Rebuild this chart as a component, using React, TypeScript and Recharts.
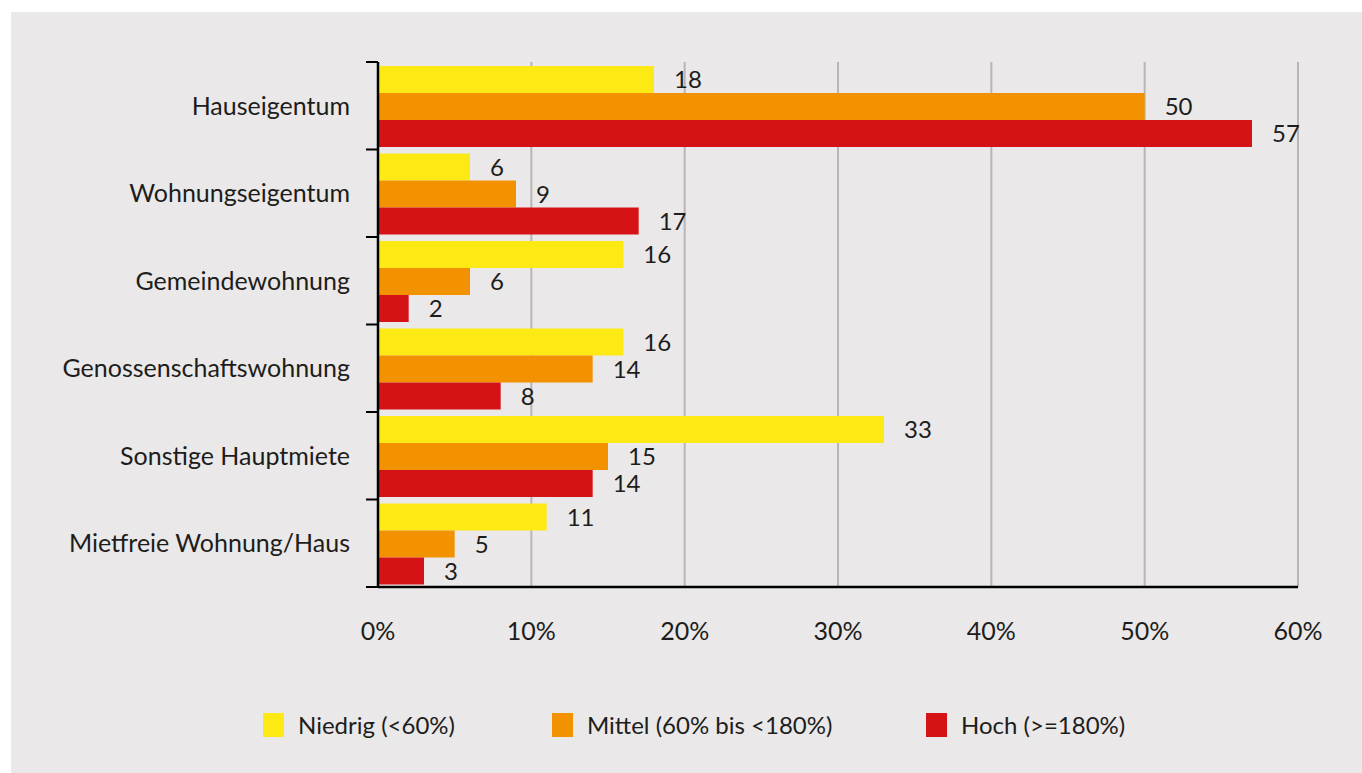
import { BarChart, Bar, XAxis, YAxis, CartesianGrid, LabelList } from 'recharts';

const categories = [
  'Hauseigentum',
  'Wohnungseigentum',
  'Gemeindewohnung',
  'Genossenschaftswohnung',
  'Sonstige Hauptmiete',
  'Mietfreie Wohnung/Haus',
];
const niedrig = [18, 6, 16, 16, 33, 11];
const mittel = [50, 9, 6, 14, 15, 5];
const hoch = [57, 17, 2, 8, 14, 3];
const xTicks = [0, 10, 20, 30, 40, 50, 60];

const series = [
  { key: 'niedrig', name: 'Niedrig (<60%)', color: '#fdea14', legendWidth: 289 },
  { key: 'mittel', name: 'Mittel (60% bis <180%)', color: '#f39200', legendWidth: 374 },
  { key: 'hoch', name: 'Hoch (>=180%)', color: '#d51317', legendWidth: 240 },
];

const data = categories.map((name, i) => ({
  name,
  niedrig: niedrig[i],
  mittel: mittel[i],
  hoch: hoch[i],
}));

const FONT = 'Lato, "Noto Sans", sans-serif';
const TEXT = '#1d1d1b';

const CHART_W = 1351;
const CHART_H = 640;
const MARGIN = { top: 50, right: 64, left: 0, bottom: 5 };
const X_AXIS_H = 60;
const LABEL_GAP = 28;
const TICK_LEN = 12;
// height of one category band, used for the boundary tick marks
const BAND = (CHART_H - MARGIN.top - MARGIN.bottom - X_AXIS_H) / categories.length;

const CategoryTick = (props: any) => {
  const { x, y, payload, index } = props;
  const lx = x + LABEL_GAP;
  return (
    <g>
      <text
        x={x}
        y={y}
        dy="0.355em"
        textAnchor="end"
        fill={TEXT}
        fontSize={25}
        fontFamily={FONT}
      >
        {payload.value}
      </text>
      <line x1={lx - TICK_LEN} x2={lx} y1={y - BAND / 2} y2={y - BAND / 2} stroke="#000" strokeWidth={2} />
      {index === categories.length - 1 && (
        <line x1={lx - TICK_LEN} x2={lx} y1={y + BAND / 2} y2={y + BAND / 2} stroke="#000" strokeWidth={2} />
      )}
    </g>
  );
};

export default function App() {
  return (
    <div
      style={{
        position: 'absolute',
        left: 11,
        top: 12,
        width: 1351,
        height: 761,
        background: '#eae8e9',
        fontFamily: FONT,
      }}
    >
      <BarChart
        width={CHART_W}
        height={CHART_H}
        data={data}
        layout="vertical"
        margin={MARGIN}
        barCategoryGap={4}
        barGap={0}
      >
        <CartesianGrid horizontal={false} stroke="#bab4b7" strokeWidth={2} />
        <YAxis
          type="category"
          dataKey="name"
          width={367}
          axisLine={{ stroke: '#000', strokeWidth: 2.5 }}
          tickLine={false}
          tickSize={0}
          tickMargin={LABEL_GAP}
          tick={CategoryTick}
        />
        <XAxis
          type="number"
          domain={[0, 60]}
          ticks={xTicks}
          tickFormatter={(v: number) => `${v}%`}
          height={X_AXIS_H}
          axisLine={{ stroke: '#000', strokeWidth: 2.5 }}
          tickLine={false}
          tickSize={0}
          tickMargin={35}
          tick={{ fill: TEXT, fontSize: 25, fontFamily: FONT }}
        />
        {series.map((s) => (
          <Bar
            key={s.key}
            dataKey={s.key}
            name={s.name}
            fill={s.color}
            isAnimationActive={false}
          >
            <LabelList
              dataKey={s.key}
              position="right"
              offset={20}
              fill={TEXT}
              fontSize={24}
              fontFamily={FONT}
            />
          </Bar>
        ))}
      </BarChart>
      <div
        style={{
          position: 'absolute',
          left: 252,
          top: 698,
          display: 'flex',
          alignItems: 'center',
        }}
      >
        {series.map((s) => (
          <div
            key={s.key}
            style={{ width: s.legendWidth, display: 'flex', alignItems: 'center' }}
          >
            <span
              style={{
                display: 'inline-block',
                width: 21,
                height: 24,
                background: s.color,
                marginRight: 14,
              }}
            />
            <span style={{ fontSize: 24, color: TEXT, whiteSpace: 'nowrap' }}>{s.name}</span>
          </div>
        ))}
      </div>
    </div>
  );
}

-------------------------

Brief: Repeat the material above in full and exactly, omitting the pictures.

Complete answer:
Rebuild this chart as a component, using React, TypeScript and Recharts.
import { BarChart, Bar, XAxis, YAxis, CartesianGrid, LabelList } from 'recharts';

const categories = [
  'Hauseigentum',
  'Wohnungseigentum',
  'Gemeindewohnung',
  'Genossenschaftswohnung',
  'Sonstige Hauptmiete',
  'Mietfreie Wohnung/Haus',
];
const niedrig = [18, 6, 16, 16, 33, 11];
const mittel = [50, 9, 6, 14, 15, 5];
const hoch = [57, 17, 2, 8, 14, 3];
const xTicks = [0, 10, 20, 30, 40, 50, 60];

const series = [
  { key: 'niedrig', name: 'Niedrig (<60%)', color: '#fdea14', legendWidth: 289 },
  { key: 'mittel', name: 'Mittel (60% bis <180%)', color: '#f39200', legendWidth: 374 },
  { key: 'hoch', name: 'Hoch (>=180%)', color: '#d51317', legendWidth: 240 },
];

const data = categories.map((name, i) => ({
  name,
  niedrig: niedrig[i],
  mittel: mittel[i],
  hoch: hoch[i],
}));

const FONT = 'Lato, "Noto Sans", sans-serif';
const TEXT = '#1d1d1b';

const CHART_W = 1351;
const CHART_H = 640;
const MARGIN = { top: 50, right: 64, left: 0, bottom: 5 };
const X_AXIS_H = 60;
const LABEL_GAP = 28;
const TICK_LEN = 12;
// height of one category band, used for the boundary tick marks
const BAND = (CHART_H - MARGIN.top - MARGIN.bottom - X_AXIS_H) / categories.length;

const CategoryTick = (props: any) => {
  const { x, y, payload, index } = props;
  const lx = x + LABEL_GAP;
  return (
    <g>
      <text
        x={x}
        y={y}
        dy="0.355em"
        textAnchor="end"
        fill={TEXT}
        fontSize={25}
        fontFamily={FONT}
      >
        {payload.value}
      </text>
      <line x1={lx - TICK_LEN} x2={lx} y1={y - BAND / 2} y2={y - BAND / 2} stroke="#000" strokeWidth={2} />
      {index === categories.length - 1 && (
        <line x1={lx - TICK_LEN} x2={lx} y1={y + BAND / 2} y2={y + BAND / 2} stroke="#000" strokeWidth={2} />
      )}
    </g>
  );
};

export default function App() {
  return (
    <div
      style={{
        position: 'absolute',
        left: 11,
        top: 12,
        width: 1351,
        height: 761,
        background: '#eae8e9',
        fontFamily: FONT,
      }}
    >
      <BarChart
        width={CHART_W}
        height={CHART_H}
        data={data}
        layout="vertical"
        margin={MARGIN}
        barCategoryGap={4}
        barGap={0}
      >
        <CartesianGrid horizontal={false} stroke="#bab4b7" strokeWidth={2} />
        <YAxis
          type="category"
          dataKey="name"
          width={367}
          axisLine={{ stroke: '#000', strokeWidth: 2.5 }}
          tickLine={false}
          tickSize={0}
          tickMargin={LABEL_GAP}
          tick={CategoryTick}
        />
        <XAxis
          type="number"
          domain={[0, 60]}
          ticks={xTicks}
          tickFormatter={(v: number) => `${v}%`}
          height={X_AXIS_H}
          axisLine={{ stroke: '#000', strokeWidth: 2.5 }}
          tickLine={false}
          tickSize={0}
          tickMargin={35}
          tick={{ fill: TEXT, fontSize: 25, fontFamily: FONT }}
        />
        {series.map((s) => (
          <Bar
            key={s.key}
            dataKey={s.key}
            name={s.name}
            fill={s.color}
            isAnimationActive={false}
          >
            <LabelList
              dataKey={s.key}
              position="right"
              offset={20}
              fill={TEXT}
              fontSize={24}
              fontFamily={FONT}
            />
          </Bar>
        ))}
      </BarChart>
      <div
        style={{
          position: 'absolute',
          left: 252,
          top: 698,
          display: 'flex',
          alignItems: 'center',
        }}
      >
        {series.map((s) => (
          <div
            key={s.key}
            style={{ width: s.legendWidth, display: 'flex', alignItems: 'center' }}
          >
            <span
              style={{
                display: 'inline-block',
                width: 21,
                height: 24,
                background: s.color,
                marginRight: 14,
              }}
            />
            <span style={{ fontSize: 24, color: TEXT, whiteSpace: 'nowrap' }}>{s.name}</span>
          </div>
        ))}
      </div>
    </div>
  );
}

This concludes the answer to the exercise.